- PROBLEM TO WORK ON: Copy each line containing the word "this" from the records that follow, please.

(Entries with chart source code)
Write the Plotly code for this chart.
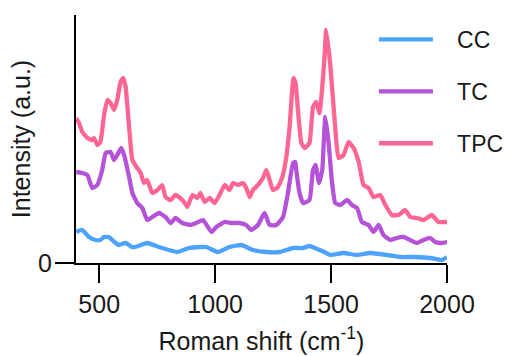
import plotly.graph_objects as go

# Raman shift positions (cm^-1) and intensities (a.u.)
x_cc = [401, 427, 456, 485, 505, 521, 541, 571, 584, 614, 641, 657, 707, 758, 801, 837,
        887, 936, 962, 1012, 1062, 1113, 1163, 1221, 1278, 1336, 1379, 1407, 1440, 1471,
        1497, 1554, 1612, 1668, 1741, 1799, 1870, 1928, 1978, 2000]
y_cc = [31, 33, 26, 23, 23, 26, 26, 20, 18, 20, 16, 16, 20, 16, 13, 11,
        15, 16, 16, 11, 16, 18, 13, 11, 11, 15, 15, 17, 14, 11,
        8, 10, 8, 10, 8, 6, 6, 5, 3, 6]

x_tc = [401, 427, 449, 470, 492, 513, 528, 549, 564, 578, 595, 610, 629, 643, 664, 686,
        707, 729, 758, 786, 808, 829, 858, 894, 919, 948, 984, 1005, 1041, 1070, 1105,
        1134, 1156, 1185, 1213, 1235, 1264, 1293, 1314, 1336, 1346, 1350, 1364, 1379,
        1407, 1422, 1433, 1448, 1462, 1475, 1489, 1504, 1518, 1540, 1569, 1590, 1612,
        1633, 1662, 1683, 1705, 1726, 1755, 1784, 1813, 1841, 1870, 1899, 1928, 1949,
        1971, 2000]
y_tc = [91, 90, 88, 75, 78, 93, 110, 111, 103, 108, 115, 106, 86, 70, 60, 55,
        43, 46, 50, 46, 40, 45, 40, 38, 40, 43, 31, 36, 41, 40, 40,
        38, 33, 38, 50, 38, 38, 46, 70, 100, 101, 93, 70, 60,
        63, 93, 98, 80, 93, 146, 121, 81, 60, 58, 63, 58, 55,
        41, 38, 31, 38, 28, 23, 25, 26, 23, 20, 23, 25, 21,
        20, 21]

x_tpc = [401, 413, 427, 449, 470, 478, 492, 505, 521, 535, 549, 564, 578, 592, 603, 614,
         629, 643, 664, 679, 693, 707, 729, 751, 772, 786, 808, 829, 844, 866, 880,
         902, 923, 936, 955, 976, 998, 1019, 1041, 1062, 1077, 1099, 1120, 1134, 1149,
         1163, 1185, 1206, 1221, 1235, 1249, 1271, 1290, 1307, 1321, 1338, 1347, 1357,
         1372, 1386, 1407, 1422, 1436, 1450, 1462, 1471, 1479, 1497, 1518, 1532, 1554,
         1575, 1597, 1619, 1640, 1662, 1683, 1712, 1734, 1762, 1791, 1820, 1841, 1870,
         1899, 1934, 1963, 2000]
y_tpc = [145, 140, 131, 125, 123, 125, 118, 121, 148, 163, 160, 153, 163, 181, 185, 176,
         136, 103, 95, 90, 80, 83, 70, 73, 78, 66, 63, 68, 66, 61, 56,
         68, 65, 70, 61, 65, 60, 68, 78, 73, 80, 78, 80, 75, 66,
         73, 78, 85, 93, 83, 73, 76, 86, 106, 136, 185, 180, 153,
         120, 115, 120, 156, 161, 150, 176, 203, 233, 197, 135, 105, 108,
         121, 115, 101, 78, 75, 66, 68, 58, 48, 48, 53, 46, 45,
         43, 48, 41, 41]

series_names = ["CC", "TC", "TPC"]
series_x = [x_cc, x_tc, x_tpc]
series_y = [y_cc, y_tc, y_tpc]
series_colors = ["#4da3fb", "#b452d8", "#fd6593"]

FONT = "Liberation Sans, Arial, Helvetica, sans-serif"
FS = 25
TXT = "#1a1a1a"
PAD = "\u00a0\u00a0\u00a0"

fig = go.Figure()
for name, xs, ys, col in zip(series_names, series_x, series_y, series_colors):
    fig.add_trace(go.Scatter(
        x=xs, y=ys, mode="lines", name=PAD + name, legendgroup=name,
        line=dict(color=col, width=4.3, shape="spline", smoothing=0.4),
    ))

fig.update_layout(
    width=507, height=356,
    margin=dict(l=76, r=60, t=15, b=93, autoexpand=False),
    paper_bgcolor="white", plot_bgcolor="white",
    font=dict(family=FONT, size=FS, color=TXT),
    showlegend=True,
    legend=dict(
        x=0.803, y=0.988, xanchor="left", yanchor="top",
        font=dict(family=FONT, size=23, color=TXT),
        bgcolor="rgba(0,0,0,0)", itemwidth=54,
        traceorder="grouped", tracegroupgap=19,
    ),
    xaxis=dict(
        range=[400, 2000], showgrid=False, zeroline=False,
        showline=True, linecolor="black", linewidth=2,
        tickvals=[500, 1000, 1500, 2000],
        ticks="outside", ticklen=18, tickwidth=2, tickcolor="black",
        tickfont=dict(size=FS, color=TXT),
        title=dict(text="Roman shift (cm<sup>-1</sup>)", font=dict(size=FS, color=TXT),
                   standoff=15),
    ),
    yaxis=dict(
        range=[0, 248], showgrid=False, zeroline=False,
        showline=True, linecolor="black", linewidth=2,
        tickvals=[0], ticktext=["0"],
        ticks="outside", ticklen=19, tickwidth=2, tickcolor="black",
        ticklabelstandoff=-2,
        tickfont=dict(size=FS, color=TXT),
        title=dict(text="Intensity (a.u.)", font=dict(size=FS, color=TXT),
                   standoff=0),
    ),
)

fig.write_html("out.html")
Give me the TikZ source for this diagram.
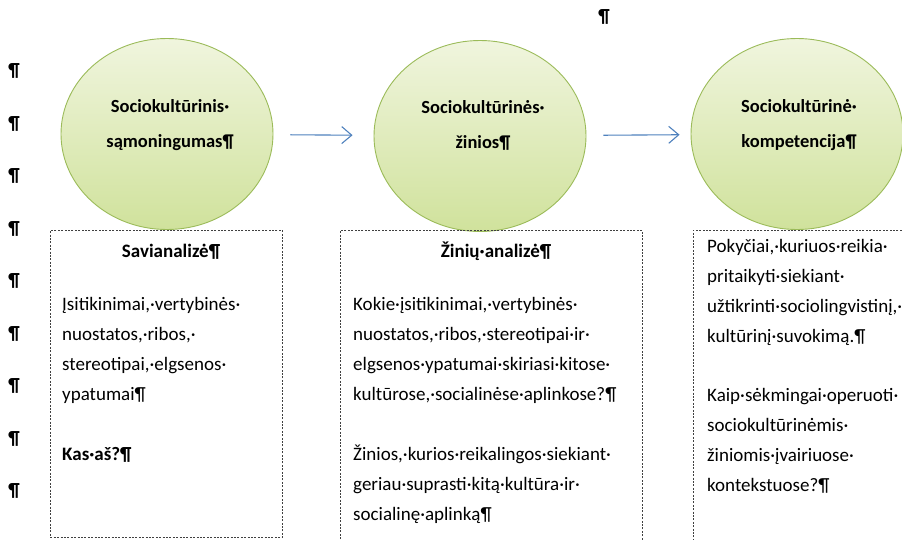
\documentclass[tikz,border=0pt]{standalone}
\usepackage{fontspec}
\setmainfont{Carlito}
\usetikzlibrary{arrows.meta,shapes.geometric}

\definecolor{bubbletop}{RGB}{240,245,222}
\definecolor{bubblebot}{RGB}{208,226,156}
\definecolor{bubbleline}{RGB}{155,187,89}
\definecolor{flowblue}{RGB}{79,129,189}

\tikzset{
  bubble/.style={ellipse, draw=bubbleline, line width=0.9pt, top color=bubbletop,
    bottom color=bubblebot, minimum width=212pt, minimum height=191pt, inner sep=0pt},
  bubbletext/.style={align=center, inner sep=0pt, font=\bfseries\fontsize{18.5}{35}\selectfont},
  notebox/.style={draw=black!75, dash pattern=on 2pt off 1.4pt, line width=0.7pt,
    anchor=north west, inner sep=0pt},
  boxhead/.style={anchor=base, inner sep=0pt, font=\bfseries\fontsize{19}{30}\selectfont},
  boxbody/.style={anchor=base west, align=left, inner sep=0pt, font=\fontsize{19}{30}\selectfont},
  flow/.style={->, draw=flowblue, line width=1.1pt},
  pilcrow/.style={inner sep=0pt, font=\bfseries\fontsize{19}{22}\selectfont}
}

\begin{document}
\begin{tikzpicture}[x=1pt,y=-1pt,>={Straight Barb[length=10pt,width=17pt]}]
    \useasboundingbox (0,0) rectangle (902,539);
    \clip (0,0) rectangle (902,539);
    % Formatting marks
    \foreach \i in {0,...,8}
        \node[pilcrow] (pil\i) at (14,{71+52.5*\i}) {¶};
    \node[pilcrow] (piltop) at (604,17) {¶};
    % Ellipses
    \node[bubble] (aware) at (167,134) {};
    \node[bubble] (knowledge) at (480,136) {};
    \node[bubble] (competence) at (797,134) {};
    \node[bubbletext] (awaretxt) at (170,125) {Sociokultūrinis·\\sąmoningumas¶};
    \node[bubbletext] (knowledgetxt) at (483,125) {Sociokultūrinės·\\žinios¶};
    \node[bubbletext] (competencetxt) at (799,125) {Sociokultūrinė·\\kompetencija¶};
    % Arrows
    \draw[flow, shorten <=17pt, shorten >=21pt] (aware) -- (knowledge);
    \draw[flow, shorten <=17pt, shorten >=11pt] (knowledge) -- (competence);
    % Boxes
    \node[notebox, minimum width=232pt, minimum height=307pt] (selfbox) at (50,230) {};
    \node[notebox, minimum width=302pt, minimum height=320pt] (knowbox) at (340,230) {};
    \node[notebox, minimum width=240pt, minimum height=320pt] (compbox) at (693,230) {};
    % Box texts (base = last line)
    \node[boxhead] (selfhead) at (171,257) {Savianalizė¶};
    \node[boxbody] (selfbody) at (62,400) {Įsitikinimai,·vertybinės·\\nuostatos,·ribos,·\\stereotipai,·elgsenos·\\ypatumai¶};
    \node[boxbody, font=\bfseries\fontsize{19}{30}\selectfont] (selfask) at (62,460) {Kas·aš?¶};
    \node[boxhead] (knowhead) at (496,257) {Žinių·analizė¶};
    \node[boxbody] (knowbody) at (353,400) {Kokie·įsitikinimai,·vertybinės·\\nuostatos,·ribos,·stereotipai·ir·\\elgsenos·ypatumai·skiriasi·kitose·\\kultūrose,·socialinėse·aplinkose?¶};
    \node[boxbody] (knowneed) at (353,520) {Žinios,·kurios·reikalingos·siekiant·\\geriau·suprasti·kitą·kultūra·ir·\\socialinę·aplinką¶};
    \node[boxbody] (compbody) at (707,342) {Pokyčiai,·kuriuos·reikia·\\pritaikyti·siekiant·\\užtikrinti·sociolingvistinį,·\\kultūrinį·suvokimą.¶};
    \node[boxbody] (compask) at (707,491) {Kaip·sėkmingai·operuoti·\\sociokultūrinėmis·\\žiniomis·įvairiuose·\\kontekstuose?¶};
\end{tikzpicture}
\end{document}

- COMPLETE RESPONSE:
Write the Plotly code for this chart.
Give me the TikZ source for this diagram.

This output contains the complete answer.